Home Office sources acknowledged that the bill's implementation would be expensive and complex, with one admitting that getting the whole process working would be a "major logistical challenge".
More than 45,000 people crossed the English Channel last year on small boats - currently the UK has the capacity to detain around 2,000 people for immigration purposes and work has begun to significantly scale this up.
Whitehall sources stressed there were many variables and the purpose of the bill was also to act as a deterrent.
The Home Office hopes the number of people being detained, and therefore the costs, will come down over time, but Treasury insiders worry that the deterrent effect has not been reliably modelled.
One Home Office source close to the legislation admitted the deterrent effect was an "unknown factor" that could not be predicted.
Jon Featonby, chief policy analyst at the Refugee Council, said: "The Home Office is clearly aware that so-called deterrence measures simply don't work, and it is preparing to detain thousands of desperate people who will end up on our shores in search of protection.
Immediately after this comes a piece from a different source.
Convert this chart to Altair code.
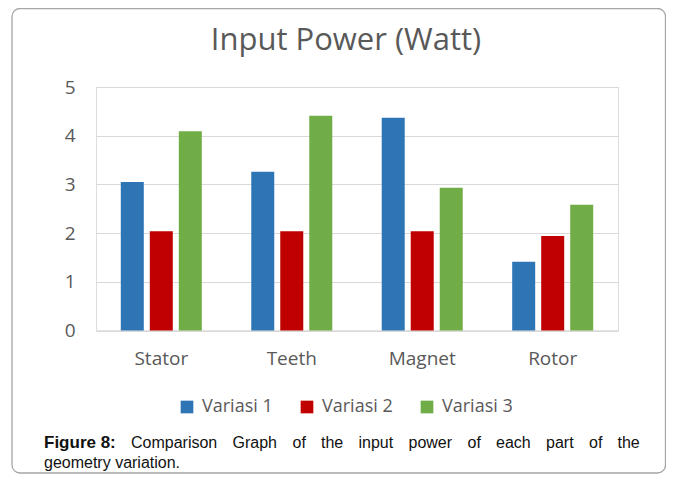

Until refugees fleeing violence and persecution are given a safe pathway to seek asylum in our country, they will continue to risk their lives to get here.
"Instead of moving forward with this hugely expensive and unworkable crackdown on refugees seeking safety in the UK, the government should be focusing on creating a system that protects the right to claim asylum and that prioritises both compassion and control."
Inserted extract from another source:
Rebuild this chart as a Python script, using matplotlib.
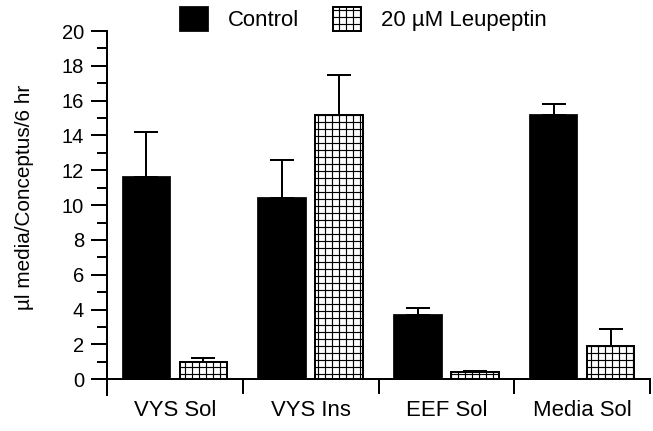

The government says it will publish its economic impact assessment of the bill in due course.
Under the proposals in the Illegal Migration Bill, anyone who arrives in the UK on an unauthorised boat across the English Channel would be detained before being removed within weeks, either to their home country or another country deemed safe.
A plan to send some asylum seekers to Rwanda to make their claims is still facing legal challenges in the courts.
If the Illegal Migration Bill becomes law, it will apply retrospectively to anyone who arrived in the UK illegally after 7 March 2023.
In the short term, there would still be a legacy system in place in parallel, dealing with the claims of those who arrived on small boats before that date.
The Home Office says the annual cost of the current asylum system has reached £3bn a year.
A government spokesperson said: "Our Illegal Migration Bill will help to stop the boats by making sure people smugglers and illegal migrants understand that coming to the UK illegally will result in detention and swift removal - only then will they be deterred from making these dangerous journeys in the first place."